Scan the records below for the line with "Recreate this image" and the line with "const X_NAME = 'Возраст, лет';", and retype that range exactly, both ends included, pictures excepted.

Records supplied
'''
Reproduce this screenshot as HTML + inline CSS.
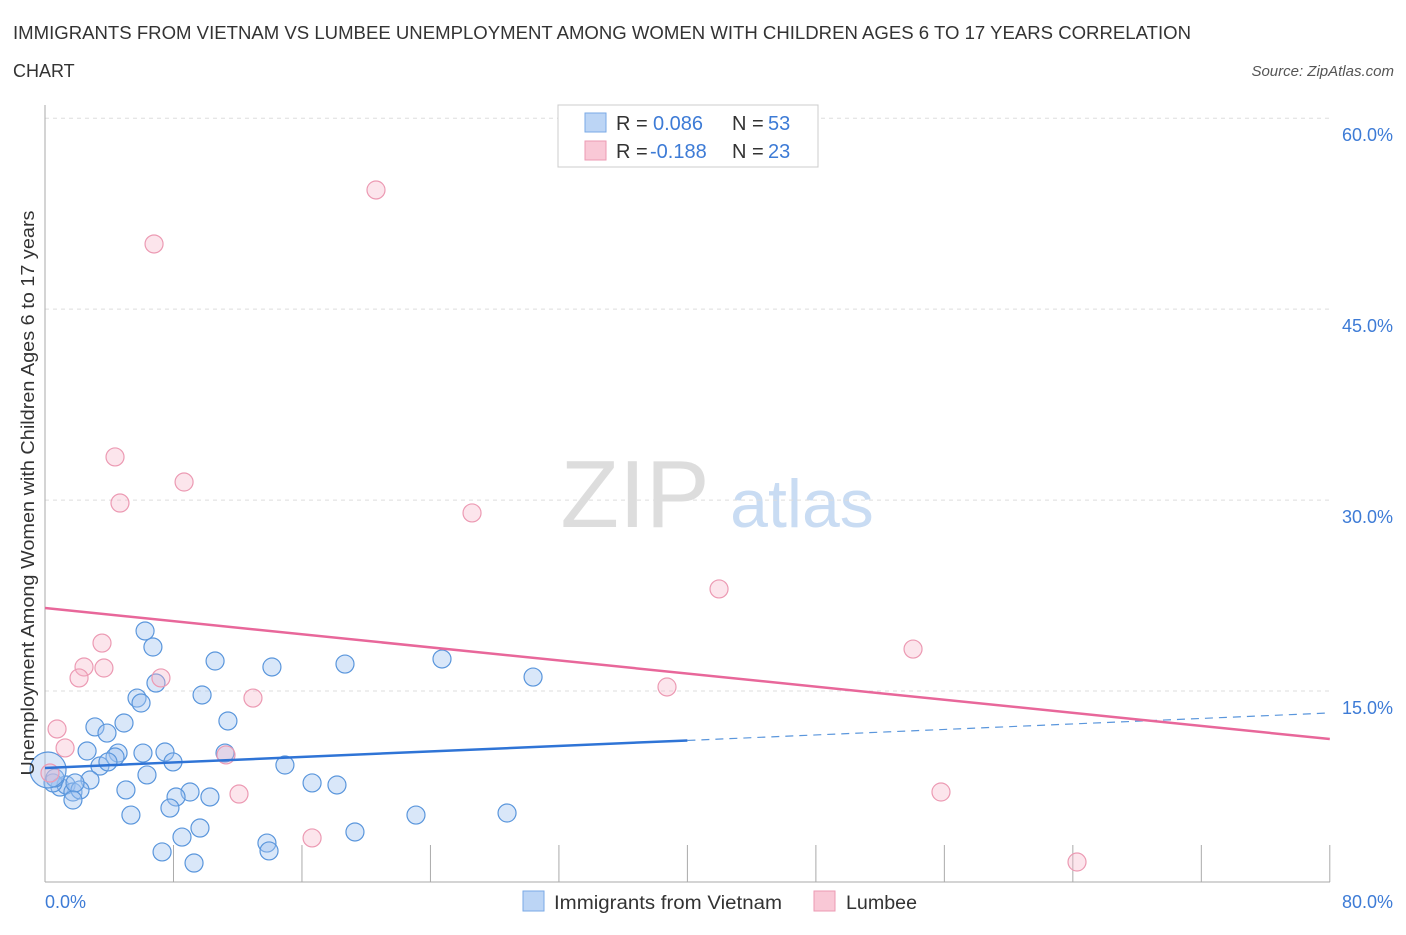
'''
'''
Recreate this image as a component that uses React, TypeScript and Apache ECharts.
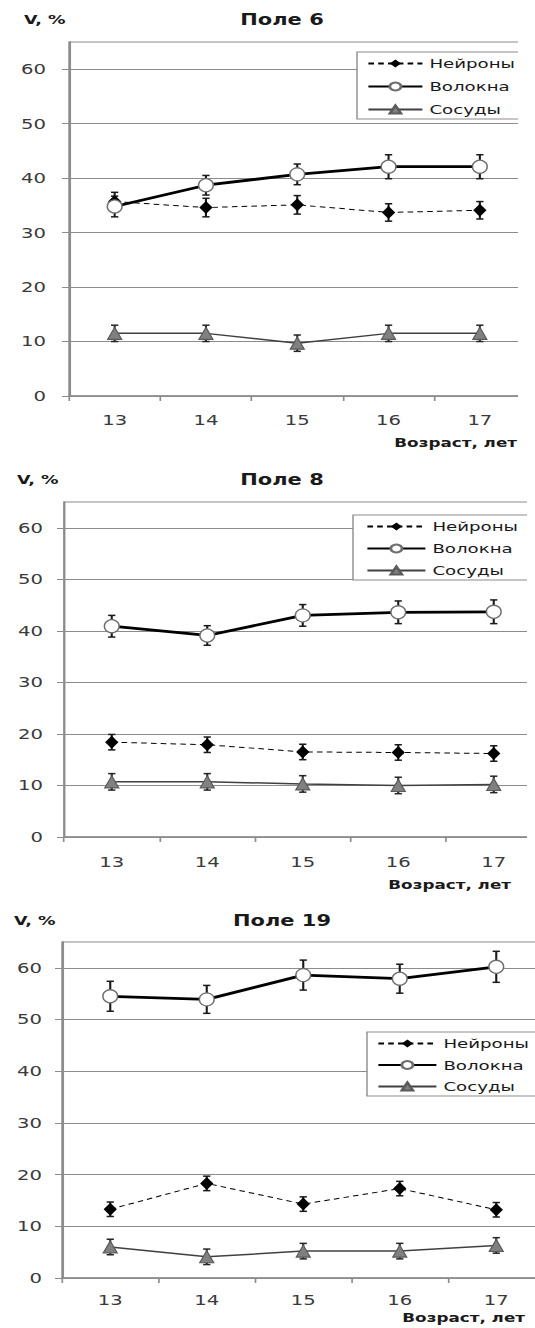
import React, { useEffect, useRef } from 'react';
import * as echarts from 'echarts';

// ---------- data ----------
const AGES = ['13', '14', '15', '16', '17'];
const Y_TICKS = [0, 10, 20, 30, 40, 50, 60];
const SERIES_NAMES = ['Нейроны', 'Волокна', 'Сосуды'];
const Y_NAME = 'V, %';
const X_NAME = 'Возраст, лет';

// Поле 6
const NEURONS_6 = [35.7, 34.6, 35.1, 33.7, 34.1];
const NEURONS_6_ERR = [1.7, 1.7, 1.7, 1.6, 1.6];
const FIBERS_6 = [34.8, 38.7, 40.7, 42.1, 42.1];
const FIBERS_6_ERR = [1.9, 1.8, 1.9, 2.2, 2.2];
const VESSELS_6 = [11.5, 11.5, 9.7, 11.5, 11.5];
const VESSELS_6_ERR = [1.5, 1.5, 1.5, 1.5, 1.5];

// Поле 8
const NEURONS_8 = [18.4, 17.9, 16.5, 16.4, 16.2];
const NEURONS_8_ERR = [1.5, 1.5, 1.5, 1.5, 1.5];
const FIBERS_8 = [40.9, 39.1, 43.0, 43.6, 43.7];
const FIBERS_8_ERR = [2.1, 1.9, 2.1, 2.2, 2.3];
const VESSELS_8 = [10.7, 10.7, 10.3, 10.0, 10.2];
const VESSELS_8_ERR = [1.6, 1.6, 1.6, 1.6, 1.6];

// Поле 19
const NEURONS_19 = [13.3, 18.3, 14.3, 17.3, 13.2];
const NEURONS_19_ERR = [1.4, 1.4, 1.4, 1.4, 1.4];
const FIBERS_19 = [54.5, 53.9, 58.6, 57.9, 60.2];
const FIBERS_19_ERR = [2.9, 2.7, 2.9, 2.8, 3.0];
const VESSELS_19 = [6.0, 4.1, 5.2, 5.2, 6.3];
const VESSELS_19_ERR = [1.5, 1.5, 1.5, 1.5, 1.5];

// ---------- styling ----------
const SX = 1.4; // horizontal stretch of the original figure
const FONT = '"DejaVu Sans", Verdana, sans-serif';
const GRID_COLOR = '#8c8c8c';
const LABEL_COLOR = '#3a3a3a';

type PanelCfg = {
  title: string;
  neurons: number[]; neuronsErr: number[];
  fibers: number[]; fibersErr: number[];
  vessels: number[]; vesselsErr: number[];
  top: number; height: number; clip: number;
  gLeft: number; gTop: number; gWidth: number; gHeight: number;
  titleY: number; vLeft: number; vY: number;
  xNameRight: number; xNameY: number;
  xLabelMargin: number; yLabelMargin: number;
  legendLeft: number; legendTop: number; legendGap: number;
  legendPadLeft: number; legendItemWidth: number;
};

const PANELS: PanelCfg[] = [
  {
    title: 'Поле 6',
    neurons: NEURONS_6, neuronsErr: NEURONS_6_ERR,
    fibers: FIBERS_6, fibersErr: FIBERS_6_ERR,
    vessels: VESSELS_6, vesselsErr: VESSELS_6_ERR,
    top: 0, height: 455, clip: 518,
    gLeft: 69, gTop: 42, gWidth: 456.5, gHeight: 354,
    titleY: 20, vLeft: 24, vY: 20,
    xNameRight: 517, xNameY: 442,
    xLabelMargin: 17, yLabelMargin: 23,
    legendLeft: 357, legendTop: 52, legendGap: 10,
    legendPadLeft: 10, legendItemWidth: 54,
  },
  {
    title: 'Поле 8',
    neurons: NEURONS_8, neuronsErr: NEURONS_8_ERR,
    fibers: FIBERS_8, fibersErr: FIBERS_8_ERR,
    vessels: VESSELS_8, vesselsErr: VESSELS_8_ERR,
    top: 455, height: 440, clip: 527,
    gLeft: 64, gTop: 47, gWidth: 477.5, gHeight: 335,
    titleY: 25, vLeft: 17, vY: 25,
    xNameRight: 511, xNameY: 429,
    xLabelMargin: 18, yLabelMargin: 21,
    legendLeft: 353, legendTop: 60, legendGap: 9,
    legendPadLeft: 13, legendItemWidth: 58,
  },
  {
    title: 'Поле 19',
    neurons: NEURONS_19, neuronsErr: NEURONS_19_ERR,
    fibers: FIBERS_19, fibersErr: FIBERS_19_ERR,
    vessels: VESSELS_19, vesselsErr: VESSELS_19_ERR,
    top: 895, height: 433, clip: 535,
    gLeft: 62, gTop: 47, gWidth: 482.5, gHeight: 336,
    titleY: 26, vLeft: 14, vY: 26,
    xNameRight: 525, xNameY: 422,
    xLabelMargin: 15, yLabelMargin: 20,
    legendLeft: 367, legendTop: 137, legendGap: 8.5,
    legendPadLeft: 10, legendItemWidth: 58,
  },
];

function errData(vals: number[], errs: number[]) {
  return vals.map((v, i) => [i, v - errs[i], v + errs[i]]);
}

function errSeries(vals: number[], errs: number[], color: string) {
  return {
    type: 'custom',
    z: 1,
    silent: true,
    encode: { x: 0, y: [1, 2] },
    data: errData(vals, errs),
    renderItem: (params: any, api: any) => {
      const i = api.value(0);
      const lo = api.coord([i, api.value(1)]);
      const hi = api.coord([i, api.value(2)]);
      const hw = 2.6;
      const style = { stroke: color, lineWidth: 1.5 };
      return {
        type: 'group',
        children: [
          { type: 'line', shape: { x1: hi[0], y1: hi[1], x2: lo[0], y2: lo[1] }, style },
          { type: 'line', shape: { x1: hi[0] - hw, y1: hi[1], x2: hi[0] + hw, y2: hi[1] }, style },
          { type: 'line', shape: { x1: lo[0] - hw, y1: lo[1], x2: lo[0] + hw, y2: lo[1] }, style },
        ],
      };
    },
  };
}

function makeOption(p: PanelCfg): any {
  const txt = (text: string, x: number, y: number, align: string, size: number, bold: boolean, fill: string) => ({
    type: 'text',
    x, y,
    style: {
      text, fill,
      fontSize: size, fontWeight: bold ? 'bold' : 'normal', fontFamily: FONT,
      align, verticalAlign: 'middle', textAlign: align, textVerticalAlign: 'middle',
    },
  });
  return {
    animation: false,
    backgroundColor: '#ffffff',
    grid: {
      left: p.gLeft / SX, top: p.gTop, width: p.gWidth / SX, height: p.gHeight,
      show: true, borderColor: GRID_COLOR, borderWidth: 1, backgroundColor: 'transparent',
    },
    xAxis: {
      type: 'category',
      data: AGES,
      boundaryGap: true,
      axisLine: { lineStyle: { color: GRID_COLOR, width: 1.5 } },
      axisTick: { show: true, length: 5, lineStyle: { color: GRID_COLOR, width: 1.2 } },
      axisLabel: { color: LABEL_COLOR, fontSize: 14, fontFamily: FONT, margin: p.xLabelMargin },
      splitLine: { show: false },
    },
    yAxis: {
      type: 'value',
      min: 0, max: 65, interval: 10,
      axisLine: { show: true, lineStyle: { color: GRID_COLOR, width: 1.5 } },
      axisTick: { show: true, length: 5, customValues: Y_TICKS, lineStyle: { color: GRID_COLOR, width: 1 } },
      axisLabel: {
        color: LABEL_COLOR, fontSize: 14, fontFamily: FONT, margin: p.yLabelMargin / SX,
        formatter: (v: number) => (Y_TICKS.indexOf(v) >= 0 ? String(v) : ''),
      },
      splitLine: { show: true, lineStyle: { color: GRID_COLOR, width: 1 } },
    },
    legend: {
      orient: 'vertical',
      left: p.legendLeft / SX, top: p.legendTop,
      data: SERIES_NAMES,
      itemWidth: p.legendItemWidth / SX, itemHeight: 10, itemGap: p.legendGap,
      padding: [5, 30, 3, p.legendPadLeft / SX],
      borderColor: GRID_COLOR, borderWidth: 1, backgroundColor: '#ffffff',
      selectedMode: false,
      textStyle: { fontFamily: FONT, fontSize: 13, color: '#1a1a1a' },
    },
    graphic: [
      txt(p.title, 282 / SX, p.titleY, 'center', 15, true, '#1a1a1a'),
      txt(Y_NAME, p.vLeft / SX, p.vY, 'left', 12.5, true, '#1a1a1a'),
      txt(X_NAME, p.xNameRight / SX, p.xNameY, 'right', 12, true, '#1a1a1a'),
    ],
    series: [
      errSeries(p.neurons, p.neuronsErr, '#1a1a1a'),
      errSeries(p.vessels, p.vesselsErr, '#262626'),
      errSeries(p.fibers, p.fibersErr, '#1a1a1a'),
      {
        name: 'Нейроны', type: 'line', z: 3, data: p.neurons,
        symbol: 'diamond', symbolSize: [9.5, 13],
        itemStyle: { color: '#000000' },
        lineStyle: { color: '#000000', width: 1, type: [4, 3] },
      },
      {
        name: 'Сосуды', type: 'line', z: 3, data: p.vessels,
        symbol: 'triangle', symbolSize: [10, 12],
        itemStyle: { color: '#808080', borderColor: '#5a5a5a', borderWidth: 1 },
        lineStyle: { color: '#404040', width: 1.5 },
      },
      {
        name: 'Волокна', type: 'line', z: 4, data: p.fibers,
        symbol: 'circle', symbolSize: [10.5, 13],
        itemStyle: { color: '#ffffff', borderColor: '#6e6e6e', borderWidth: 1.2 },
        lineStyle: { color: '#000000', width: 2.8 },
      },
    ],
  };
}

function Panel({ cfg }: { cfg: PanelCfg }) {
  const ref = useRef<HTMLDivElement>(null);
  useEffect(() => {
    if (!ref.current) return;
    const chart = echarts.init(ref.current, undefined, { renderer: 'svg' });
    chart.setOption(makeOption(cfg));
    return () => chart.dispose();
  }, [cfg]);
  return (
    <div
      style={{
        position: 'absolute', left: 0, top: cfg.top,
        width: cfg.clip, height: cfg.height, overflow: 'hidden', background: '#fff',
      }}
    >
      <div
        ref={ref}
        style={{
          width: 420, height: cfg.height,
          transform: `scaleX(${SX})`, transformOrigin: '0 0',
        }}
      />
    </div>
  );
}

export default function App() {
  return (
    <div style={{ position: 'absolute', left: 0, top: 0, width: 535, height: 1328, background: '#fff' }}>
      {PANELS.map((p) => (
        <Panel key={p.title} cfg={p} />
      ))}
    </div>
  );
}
'''
'''
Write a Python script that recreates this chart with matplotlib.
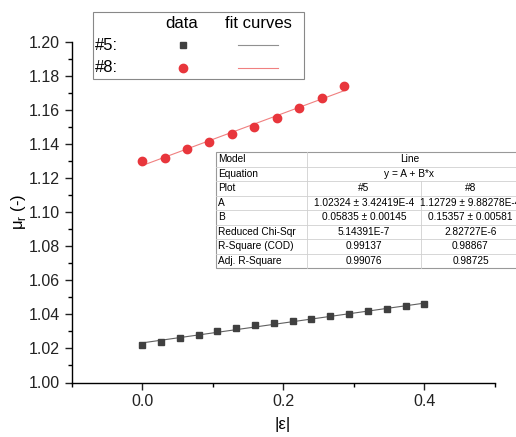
'''
Correct answer
Recreate this image as a component that uses React, TypeScript and Apache ECharts.
import React, { useEffect, useRef } from 'react';
import * as echarts from 'echarts';

// ---------- data ----------
const AGES = ['13', '14', '15', '16', '17'];
const Y_TICKS = [0, 10, 20, 30, 40, 50, 60];
const SERIES_NAMES = ['Нейроны', 'Волокна', 'Сосуды'];
const Y_NAME = 'V, %';
const X_NAME = 'Возраст, лет';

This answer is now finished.